Antarctica is covered by ice that’s more than 2 miles (3 km) thick in some places, and this ice is replenished each year by falling snow. So much of Antarctica’s ice is flowing seaward, and some of that seaward flow occurs in ice streams. If you’re standing on an ice stream, you can’t feel or see it move, but indeed it is moving. Gravity compresses the ice, and it moves under its own weight. Ice streams carry ice and sediment from the Antarctic interior to the surrounding ocean.
Even with the best modern instruments, the undersides of Antarctic ice streams can’t be observed directly. So it’s hard to know for sure what’s making them move so much faster than ice alone would be expected to move. The researchers at Rice University did a two-year analysis of sediment cores and precise seafloor maps covering 2,700 square miles (about 7,000 square km) of the western Ross Sea. The maps reveal that – only 15,000 years ago – the Ross Sea was covered by thick ice year-round; the ice later retreated hundreds of miles inland to its current location. The statement from the researchers said:
The maps, which were created from state-of-the-art sonar data collected by the National Science Foundation research vessel Nathaniel B. Palmer, revealed how the ice retreated during a period of global warming after Earth’s last ice age.
In several places, the maps show ancient water courses — not just a river system, but also the subglacial lakes that fed it.
EarthSky asked Lauren Simkins how the new evidence of ancient water courses fits with the idea of possible flowing water under the ice streams today. She told us:
Water at the base of ice does influence how quickly ice flows; however, it all depends on the style of meltwater drainage. Does it happen in widespread sheet flows or in discrete channels, and for how long and how often are these subglacial ‘floods’ occurring?
So, it isn’t as simple as saying that all water drainage at the base causes faster flow.
The first step is to characterize these different styles either using observations from contemporary ice sheets or from paleo-ice sheets and then disentangle how they influence ice flow and retreat.
She also said that – because there’s so little accessible information about how water presently flows beneath Antarctic ice – the fossilized river system offers a unique picture of how Antarctic water drains from subglacial lakes via rivers to the point where ice meets sea:
The contemporary observations we have of Antarctic hydrology are recent, spanning maybe a couple decades at best. This is the first observation of an extensive, uncovered, water-carved channel that is connected to both subglacial lakes on the upstream end and the ice margin on the downstream end. This gives a novel perspective on channelized drainage beneath Antarctic ice.

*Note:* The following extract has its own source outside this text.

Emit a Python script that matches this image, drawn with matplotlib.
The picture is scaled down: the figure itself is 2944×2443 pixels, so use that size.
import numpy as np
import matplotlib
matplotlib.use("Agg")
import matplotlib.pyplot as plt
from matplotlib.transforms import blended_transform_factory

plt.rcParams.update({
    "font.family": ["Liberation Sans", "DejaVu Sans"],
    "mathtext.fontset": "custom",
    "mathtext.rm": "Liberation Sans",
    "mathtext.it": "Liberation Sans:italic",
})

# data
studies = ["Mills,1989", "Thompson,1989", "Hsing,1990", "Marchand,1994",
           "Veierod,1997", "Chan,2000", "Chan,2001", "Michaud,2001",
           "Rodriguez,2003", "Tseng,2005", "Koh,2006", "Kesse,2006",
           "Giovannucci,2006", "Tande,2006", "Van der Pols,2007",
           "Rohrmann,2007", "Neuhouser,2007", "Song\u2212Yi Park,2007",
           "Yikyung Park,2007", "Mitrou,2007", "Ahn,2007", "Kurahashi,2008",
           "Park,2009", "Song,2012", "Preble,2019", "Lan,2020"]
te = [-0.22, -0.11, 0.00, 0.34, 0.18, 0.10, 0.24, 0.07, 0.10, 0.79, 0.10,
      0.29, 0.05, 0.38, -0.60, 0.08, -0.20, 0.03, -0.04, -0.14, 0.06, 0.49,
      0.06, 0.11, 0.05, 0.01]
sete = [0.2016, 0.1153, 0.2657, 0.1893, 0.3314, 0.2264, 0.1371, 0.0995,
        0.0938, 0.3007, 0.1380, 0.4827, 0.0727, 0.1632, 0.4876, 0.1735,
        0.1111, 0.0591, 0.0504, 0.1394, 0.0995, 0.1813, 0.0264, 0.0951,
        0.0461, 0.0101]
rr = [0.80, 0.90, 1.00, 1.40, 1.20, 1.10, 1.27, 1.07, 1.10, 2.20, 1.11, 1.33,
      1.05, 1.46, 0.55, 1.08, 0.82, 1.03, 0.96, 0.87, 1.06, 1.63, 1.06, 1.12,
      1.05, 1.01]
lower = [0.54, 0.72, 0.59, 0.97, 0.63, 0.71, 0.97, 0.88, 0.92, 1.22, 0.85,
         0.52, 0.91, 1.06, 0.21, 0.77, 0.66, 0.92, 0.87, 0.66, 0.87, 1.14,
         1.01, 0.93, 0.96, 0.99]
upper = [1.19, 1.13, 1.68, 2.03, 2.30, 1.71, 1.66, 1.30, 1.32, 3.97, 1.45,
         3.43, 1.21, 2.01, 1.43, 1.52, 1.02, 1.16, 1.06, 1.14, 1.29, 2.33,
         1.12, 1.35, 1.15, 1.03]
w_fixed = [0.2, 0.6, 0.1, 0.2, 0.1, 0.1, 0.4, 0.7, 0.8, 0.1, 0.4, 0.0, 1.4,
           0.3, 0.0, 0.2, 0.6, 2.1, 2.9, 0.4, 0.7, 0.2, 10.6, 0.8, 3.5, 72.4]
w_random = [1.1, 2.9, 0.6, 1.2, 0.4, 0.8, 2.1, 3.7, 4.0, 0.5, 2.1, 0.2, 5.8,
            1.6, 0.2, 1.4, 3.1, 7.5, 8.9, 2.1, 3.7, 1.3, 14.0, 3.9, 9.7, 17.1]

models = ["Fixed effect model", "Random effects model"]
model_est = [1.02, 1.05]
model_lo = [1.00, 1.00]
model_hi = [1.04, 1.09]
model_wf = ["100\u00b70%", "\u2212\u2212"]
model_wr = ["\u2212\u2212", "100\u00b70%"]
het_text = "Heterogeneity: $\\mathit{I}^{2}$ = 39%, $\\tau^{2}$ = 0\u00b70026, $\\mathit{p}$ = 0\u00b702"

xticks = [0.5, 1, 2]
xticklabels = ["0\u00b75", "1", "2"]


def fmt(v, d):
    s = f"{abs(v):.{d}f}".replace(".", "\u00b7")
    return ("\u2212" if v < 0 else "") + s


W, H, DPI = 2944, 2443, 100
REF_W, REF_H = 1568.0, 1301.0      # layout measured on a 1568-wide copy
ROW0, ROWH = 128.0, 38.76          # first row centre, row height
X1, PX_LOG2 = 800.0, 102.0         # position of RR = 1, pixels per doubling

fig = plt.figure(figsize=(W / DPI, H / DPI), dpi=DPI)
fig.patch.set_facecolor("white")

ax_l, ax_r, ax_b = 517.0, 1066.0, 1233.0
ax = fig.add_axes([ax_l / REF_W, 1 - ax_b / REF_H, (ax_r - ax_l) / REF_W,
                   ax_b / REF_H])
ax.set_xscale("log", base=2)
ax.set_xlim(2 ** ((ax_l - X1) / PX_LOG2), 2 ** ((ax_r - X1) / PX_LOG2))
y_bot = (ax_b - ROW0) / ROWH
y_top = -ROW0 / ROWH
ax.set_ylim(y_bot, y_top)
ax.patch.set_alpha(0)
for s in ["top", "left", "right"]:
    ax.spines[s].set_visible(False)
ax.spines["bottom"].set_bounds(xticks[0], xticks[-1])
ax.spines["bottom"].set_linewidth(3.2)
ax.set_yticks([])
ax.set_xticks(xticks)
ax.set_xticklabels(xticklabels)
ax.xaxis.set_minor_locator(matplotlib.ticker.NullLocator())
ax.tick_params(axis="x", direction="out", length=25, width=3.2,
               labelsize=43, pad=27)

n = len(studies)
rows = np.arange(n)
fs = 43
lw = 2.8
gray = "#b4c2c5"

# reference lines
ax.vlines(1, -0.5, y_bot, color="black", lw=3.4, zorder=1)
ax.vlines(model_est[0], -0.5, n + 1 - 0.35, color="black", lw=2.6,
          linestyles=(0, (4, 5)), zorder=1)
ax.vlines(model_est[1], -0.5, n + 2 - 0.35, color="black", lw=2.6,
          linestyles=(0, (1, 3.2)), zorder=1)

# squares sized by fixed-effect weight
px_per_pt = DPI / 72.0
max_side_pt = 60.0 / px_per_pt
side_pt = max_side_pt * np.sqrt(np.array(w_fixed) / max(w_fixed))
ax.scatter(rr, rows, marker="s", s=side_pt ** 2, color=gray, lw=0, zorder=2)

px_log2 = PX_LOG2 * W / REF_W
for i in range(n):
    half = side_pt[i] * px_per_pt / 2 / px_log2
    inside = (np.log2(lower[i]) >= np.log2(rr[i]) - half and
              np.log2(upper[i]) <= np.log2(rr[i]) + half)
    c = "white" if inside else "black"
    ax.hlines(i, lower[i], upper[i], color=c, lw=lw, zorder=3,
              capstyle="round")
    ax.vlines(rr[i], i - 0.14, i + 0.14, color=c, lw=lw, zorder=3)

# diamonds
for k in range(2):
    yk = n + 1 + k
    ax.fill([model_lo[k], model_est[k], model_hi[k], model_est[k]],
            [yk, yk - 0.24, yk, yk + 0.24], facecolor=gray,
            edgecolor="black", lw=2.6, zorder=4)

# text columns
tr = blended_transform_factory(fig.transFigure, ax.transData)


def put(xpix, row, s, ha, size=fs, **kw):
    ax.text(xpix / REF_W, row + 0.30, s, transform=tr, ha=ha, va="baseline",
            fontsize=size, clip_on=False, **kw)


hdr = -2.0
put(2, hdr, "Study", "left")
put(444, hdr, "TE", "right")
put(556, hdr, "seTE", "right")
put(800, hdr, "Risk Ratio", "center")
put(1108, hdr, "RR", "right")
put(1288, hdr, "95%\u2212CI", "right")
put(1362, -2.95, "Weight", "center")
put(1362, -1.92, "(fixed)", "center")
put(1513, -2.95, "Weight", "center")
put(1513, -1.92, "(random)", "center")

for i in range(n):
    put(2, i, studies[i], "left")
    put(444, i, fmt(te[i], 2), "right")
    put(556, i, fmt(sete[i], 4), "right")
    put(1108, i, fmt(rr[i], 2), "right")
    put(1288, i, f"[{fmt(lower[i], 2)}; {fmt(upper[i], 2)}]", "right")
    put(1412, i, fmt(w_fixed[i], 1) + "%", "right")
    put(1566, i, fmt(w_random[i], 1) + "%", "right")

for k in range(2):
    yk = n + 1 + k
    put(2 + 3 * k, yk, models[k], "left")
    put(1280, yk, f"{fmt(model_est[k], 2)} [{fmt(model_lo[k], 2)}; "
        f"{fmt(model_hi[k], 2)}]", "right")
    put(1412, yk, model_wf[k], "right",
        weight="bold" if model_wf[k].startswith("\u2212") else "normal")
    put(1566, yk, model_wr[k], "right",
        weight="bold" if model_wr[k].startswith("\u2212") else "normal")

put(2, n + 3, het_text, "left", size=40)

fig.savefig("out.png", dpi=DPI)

We can track the drainage system all the way back to its source, these subglacial lakes, and then to its ultimate fate at the grounding line, where freshwater mixed with ocean water.
According to the statement from Rice, Simkins said meltwater builds up in subglacial lakes. First, intense pressures from the weight of ice causes some melting. In addition, Antarctica is home to dozens of volcanoes, which can heat ice from below. Simkins found at least 20 lakes in the fossil river system, along with evidence that water built up and drained from the lakes in episodic bursts rather than a steady stream. She worked with Rice co-author and volcanologist Helge Gonnermann to confirm that nearby volcanoes could have provided the necessary heat to feed the lakes.
Study co-author John Anderson, a Rice oceanographer and veteran of nearly 30 Antarctic research expeditions, said the size and scope of the fossilized river system could be an eye-opener for ice-sheet modelers who seek to simulate Antarctic water flow. For example, the maps show exactly how ice retreated across the channel-lake system. The retreating ice stream in the western Ross Sea made a U-turn to follow the course of an under-ice river. Simkins said that’s notable because:
It’s the only documented example on the Antarctic seafloor where a single ice stream completely reversed retreat direction, in this case to the south and then to the west and finally to the north, to follow a subglacial hydrological system.
Simkins and Anderson said the study might ultimately help other researchers better predict how today’s ice streams will behave and how much they’ll contribute to rising sea levels.
Read more about this study via Rice University
Bottom line: Using seafloor maps of Antarctica’s Ross Sea, researchers have discovered a long-dead river system that once flowed beneath Antarctica’s ice and influenced how ice streams melted after Earth’s last ice age.